Beyond marriage, Ellison’s personal life reflects a man determined to live without compromise. He owns 98% of Lanai Island in Hawaii and maintains multiple California mansions. He’s obsessed with water and wind sports with an intensity that borders on compulsive. In 2013, the Oracle Team USA sailing team he backed staged one of sailing’s most dramatic comebacks to win the America’s Cup. In 2018, he founded SailGP, a high-speed catamaran racing league that has attracted celebrity investors including actress Anne Hathaway and soccer superstar Kylian Mbappé.

Tennis represents another passion. He invested in revitalizing California’s Indian Wells tournament, transforming it into what’s now called the “fifth Grand Slam.” These aren’t mere hobbies for Ellison—they’re expressions of a philosophy about aging. When a startup executive mentioned in a 2018 Quora discussion that Ellison exercised for hours daily throughout the 1990s and 2000s, consuming only water and green tea while rigorously controlling his diet, the subtext became clear: discipline, not privilege, explained his vitality.

At 81, Ellison appears two decades younger than his peers. People attribute this to genetics or wealth, but Ellison himself would credit his refusal to accept the conventional limitations of aging. Marriage to someone 47 years younger wasn’t about defying nature—it was simply another expression of his life philosophy: wanting what he wanted without apology.

Legacy and Vision: Where Does the Wealth Go?
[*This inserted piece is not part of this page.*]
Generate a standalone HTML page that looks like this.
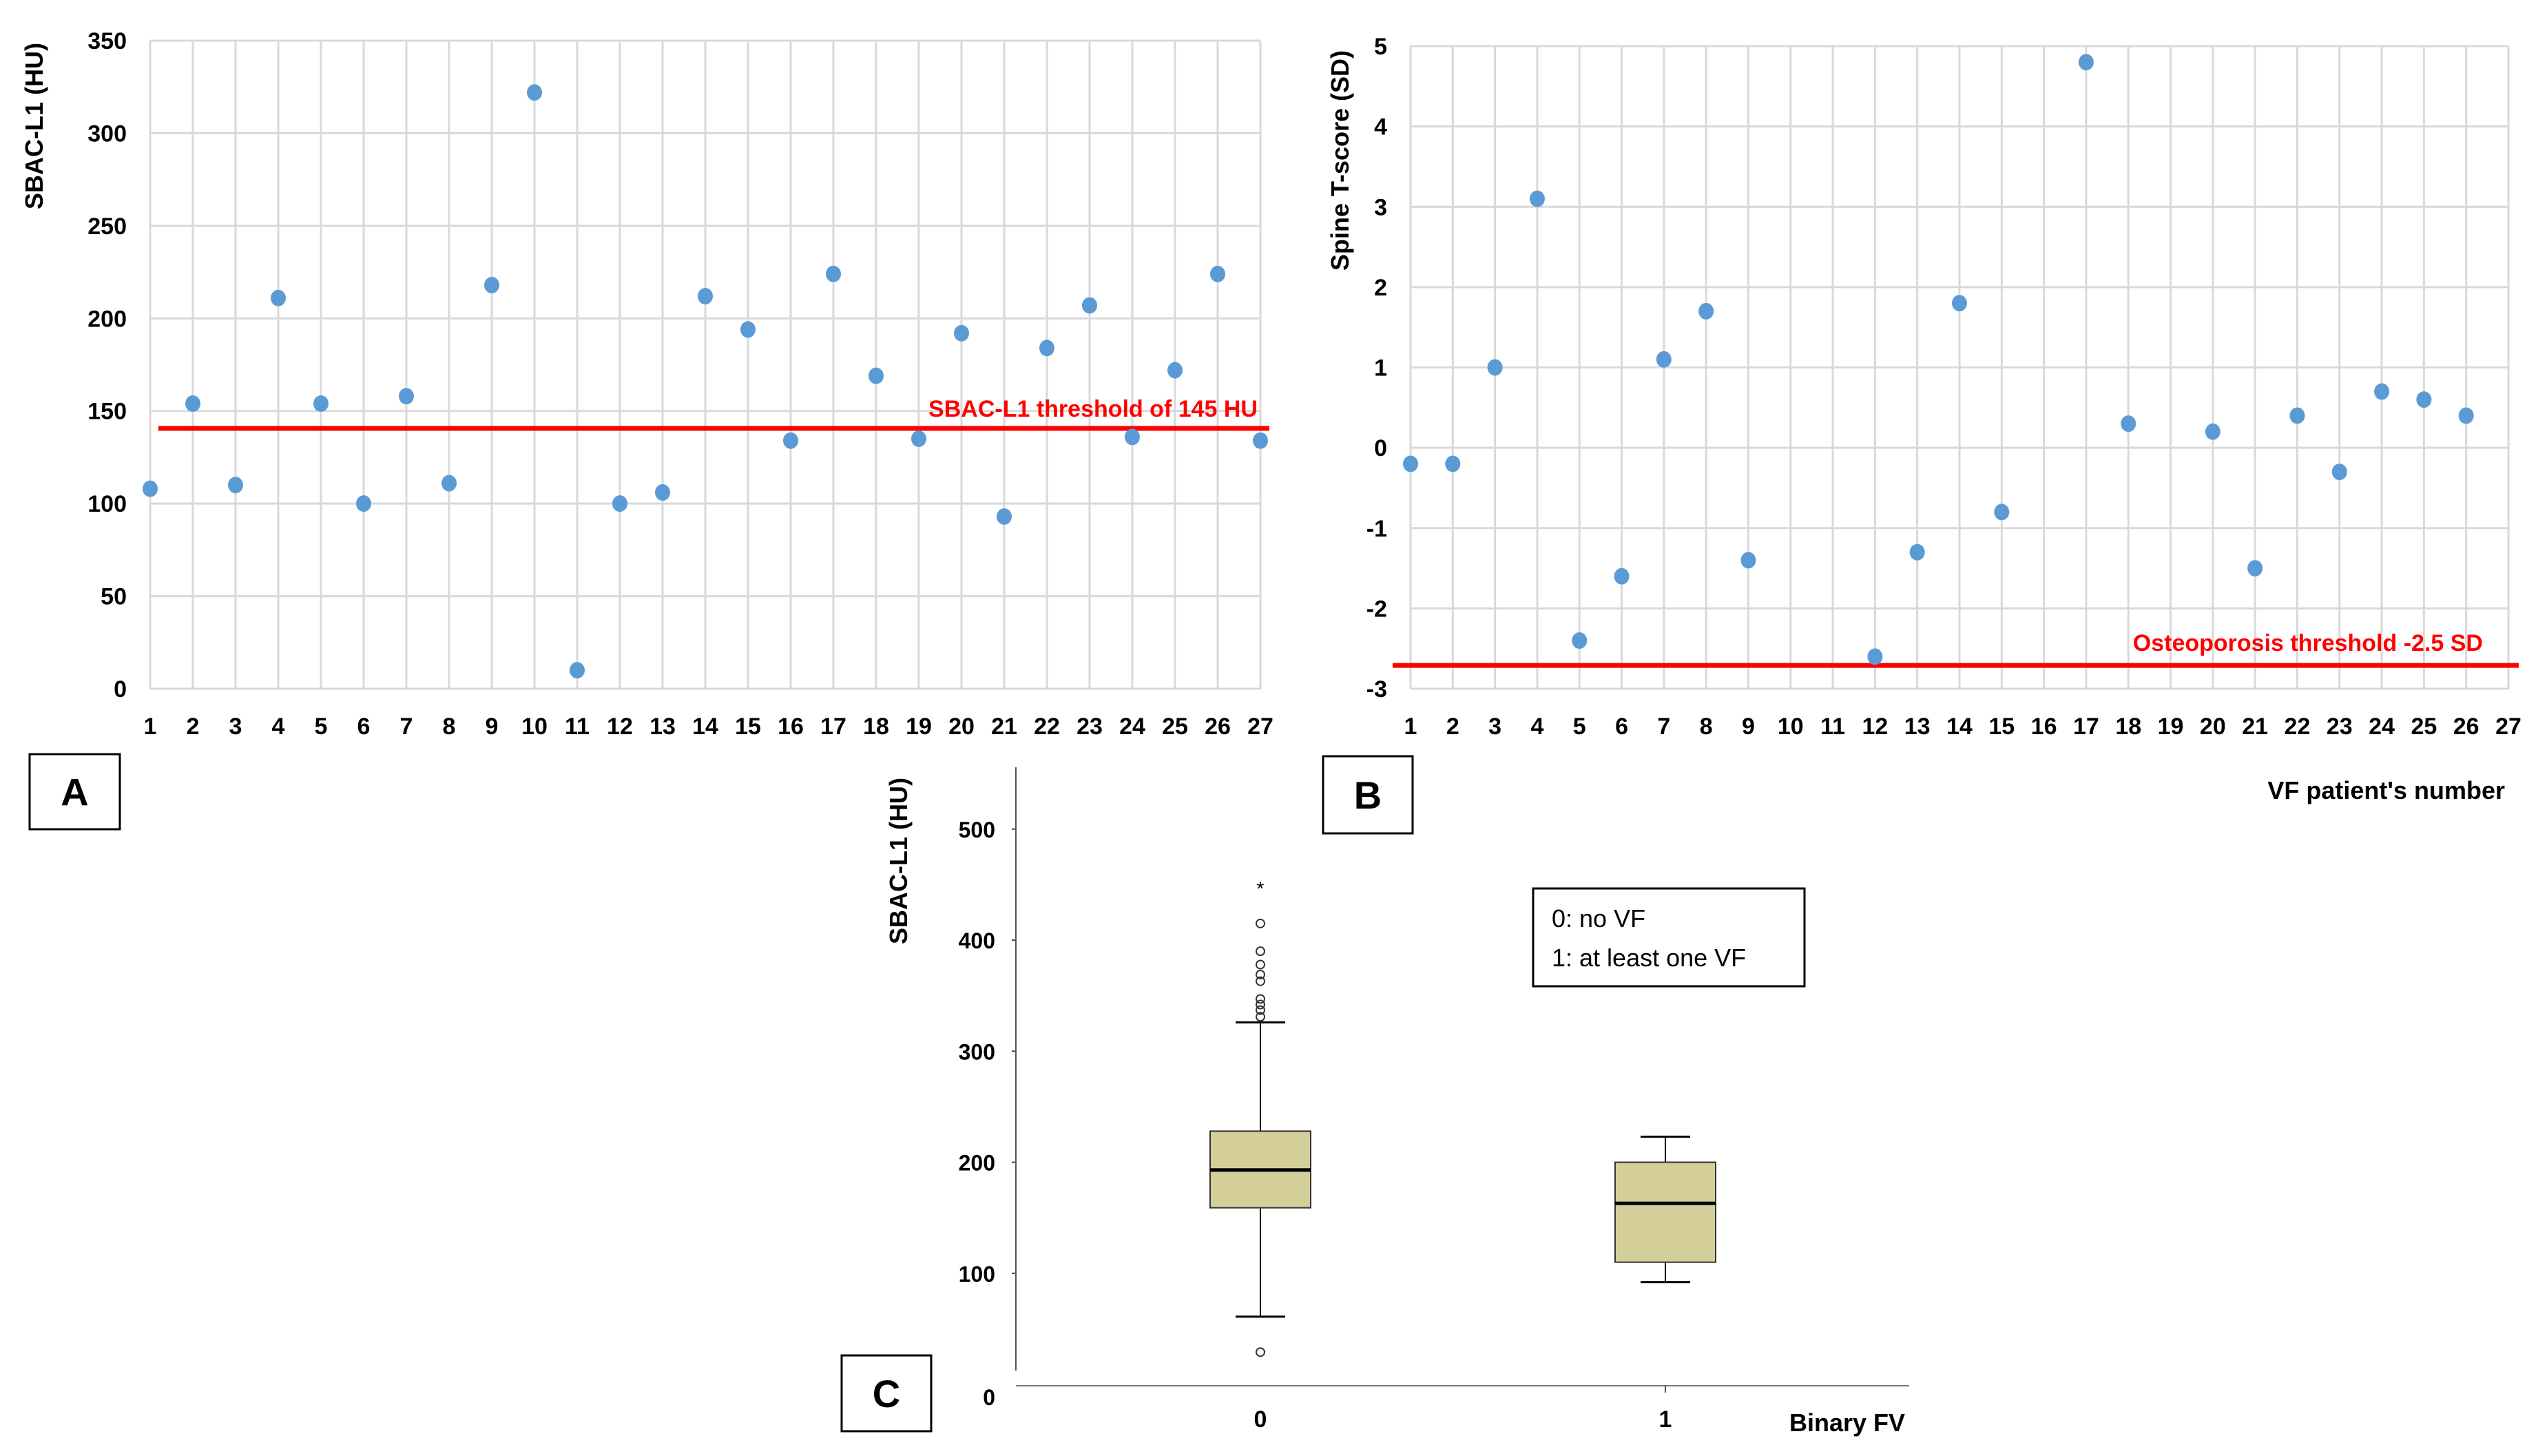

In 2010, Ellison joined the ranks of the world’s mega-philanthropists by signing the “Giving Pledge,” committing to donate at least 95% of his fortune to charitable causes. Yet his approach to philanthropy distinguishes him from peers like Bill Gates and Warren Buffett. While they collaborate on collective initiatives and public advocacy, Ellison prefers solitude. As The New York Times reported, he “values his privacy and resists external influence.”

His charitable giving reflects deeply personal priorities. In 2016, he donated $200 million to the University of Southern California to establish a cancer research center. More recently, he announced funding for the Ellison Institute of Technology, established jointly with the University of Oxford, to tackle medical innovation, agricultural efficiency, and climate solutions. His declaration was characteristically ambitious: “We aim to design the next generation of life-saving drugs, build low-cost agricultural systems, and develop efficient clean energy.”

This reflects Ellison’s ultimate philosophy: wealth exists as a means to pursue one’s vision without compromise. He won’t be remembered as a team player or consensus builder. He’ll be remembered as a man who refused to accept the world as it was given to him—neither the poverty of his childhood, nor the limitations of his education, nor the constraints of age, nor even the boundaries society places on how a billionaire should behave in matters of marriage and partnership.

At 81, after five marriages and fifty years in business, Larry Ellison remains exactly what he’s always been: a restless, uncompromising force of will, now with the resources to fully express that nature without apology.